Management of performance and efficiency of a company
Along with the increasing number of acquisitions of organisations, the importance and application of financial consolidation processes are growing. Financial consolidation is a necessary means of managing the performance of holding companies. Without functional financial consolidation, other processes in holding company performance management are significantly weakened, because, only on the basis of consolidated reports with eliminated business relationships within the holding company, the owners of the holding company can correctly assess its efficiency...
Data consolidation is the process by which data from heterogeneous structures are converted into a single data structure. As part of this process, data must often be transformed from a local chart of accounts and cleaned so that data of different origins have the same narrative value in the consolidated accounting structure.
A fundamental requirement in financial consolidation is the easy and flexible definition of the holding company's ownership interests in the individual organisations it owns. On the basis of the defined ownership interest, the proportional shares of the results of the holding company or its parts are included in the results of the owned organisations. Different consolidation methods are also used for different ownership ratios.
The elimination of transactions within a holding company is the key and most challenging process of financial consolidation. In principle, elimination can take place at the level of individual transactions or at the aggregate level of turnover in the financial accounts. Elimination at the transaction level is certainly more precise, but also more complicated. It is often so costly to extract detailed information from the accounting systems of individual organisations that this method of elimination is not efficient. In any case, both methods should lead to the same result. For transaction-level elimination, a combination of automated and manual approaches is necessary given the volume of data to be processed. The automated approach must be able to capture the vast majority of eliminations based on defined rules and constraints. The basic constraint is the application of accounting rules that define exactly what items can be automatically eliminated against each other. Another key issue that financial consolidation software tools must effectively address is the translation of transaction amounts between different currencies when the accounts of individual organisations within a holding company are maintained in different currencies. As transaction amounts are key to automating elimination, in addition to transaction identifiers, these must be accurately converted. At the same time, however, it must be possible for business users to flexibly set tolerance levels for automatic exclusion and automatically create entries to compensate for differences in paired transactions.

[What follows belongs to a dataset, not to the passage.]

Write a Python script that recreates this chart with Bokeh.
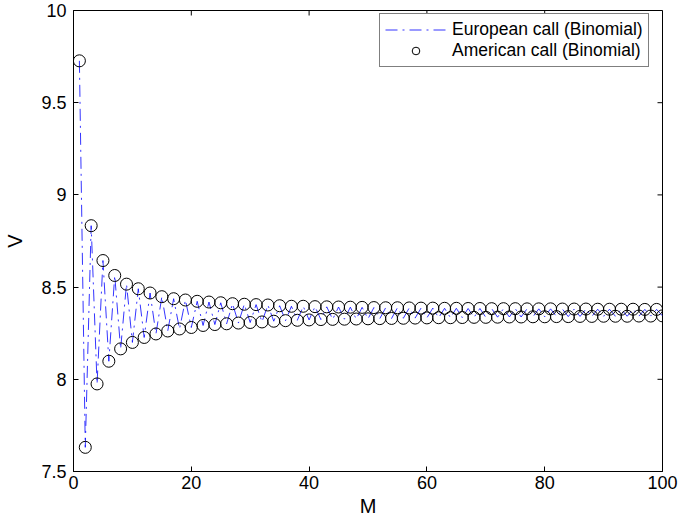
import math
from bokeh.plotting import figure
from bokeh.models import Range1d, FixedTicker, Legend, LegendItem
from bokeh.embed import file_html
from bokeh.resources import INLINE

# ---- data ----
M = list(range(1, 101))
european_V = [
    9.727, 7.631, 8.833, 7.975, 8.644, 8.098, 8.563, 8.165, 8.516, 8.200,
    8.491, 8.227, 8.468, 8.246, 8.448, 8.262, 8.437, 8.273, 8.430, 8.281,
    8.423, 8.292, 8.419, 8.297, 8.415, 8.301, 8.410, 8.305, 8.407, 8.308,
    8.405, 8.311, 8.403, 8.315, 8.399, 8.318, 8.396, 8.320, 8.396, 8.322,
    8.394, 8.324, 8.393, 8.325, 8.392, 8.326, 8.391, 8.327, 8.390, 8.328,
    8.389, 8.329, 8.388, 8.330, 8.388, 8.331, 8.387, 8.332, 8.386, 8.333,
    8.386, 8.334, 8.385, 8.334, 8.385, 8.335, 8.384, 8.336, 8.384, 8.336,
    8.383, 8.337, 8.383, 8.338, 8.383, 8.338, 8.382, 8.339, 8.382, 8.339,
    8.382, 8.340, 8.381, 8.340, 8.381, 8.341, 8.381, 8.341, 8.380, 8.342,
    8.380, 8.342, 8.380, 8.342, 8.380, 8.343, 8.379, 8.343, 8.379, 8.344,
]
# American call (no dividends) coincides with the European one
american_V = list(european_V)

x_ticks = [0, 20, 40, 60, 80, 100]
y_ticks = [7.5, 8, 8.5, 9, 9.5, 10]
y_tick_labels = ["7.5", "8", "8.5", "9", "9.5", "10"]
x_lim = (0, 100)
y_lim = (7.5, 10)

FONT = "Liberation Sans"

p = figure(width=678, height=524, output_backend="svg", toolbar_location=None,
           x_range=Range1d(*x_lim), y_range=Range1d(*y_lim),
           min_border_left=73, min_border_right=16, min_border_top=10, min_border_bottom=53,
           background_fill_color="white", border_fill_color="white")
p.grid.visible = False
p.outline_line_color = "black"
p.outline_line_width = 1


def style_axis(ax):
    ax.axis_line_color = "black"
    ax.axis_line_width = 1
    ax.major_tick_in = 5
    ax.major_tick_out = 0
    ax.minor_tick_line_color = None
    ax.major_tick_line_color = "black"
    ax.major_label_text_font = FONT
    ax.major_label_text_font_size = "18px"
    ax.major_label_text_color = "black"
    ax.axis_label_text_font = FONT
    ax.axis_label_text_font_size = "20px"
    ax.axis_label_text_font_style = "normal"
    ax.axis_label_text_color = "black"


xa = p.xaxis[0]
xa.ticker = FixedTicker(ticks=x_ticks)
style_axis(xa)
xa.major_label_standoff = 4
xa.axis_label = "M"
xa.axis_label_standoff = 3

ya = p.yaxis[0]
ya.ticker = FixedTicker(ticks=y_ticks)
overrides = {}
for t, lab in zip(y_ticks, y_tick_labels):
    key = int(t) if float(t).is_integer() else t
    overrides[key] = lab
ya.major_label_overrides = overrides
style_axis(ya)
ya.major_label_standoff = 7
ya.axis_label = "V"
ya.axis_label_standoff = 12

# inward ticks on the top and right edges of the box (MATLAB style)
p.ray(x=x_ticks, y=[y_lim[1]] * len(x_ticks), length=5, length_units="screen",
      angle=-math.pi / 2, line_color="black", line_width=1)
p.ray(x=[x_lim[1]] * len(y_ticks), y=y_ticks, length=5, length_units="screen",
      angle=math.pi, line_color="black", line_width=1)

line_r = p.line(M, european_V, line_color="#0000ff", line_width=0.8, line_dash="12 5 2 5")
circ_r = p.scatter(M, american_V, marker="circle", size=12, fill_color=None,
                   line_color="black", line_width=1)

legend = Legend(items=[
    LegendItem(label="European call (Binomial)", renderers=[line_r]),
    LegendItem(label="American call (Binomial)", renderers=[circ_r]),
], location=(306, 404))
legend.label_text_font = FONT
legend.label_text_font_size = "17.5px"
legend.label_text_color = "black"
legend.border_line_color = "black"
legend.border_line_width = 1
legend.background_fill_color = "white"
legend.background_fill_alpha = 1
legend.margin = 0
legend.padding = 5
legend.spacing = 0
legend.label_height = 19
legend.glyph_height = 19
legend.glyph_width = 61
legend.label_standoff = 6
p.add_layout(legend, "center")

open("out.html", "w").write(file_html(p, INLINE))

As in the case of holding company transactions, the aggregated general ledger data obtained in the data consolidation process requires the application of asophisticated model to convert values in different currencies.
The primary output of the financial consolidation is the consolidated statutory and management reports. The profit and loss account, balance sheet, cash flow statement, etc. must be able to show information on the performance of individual organisations before and after excluding transactions within the organisational structures of the holding company, in the original currency or in the currency of the holding company. At the level of the holding company as a whole, the information after elimination of transactions within the holding company, after conversion to a common currency and after taking account of ownership interests must be shown.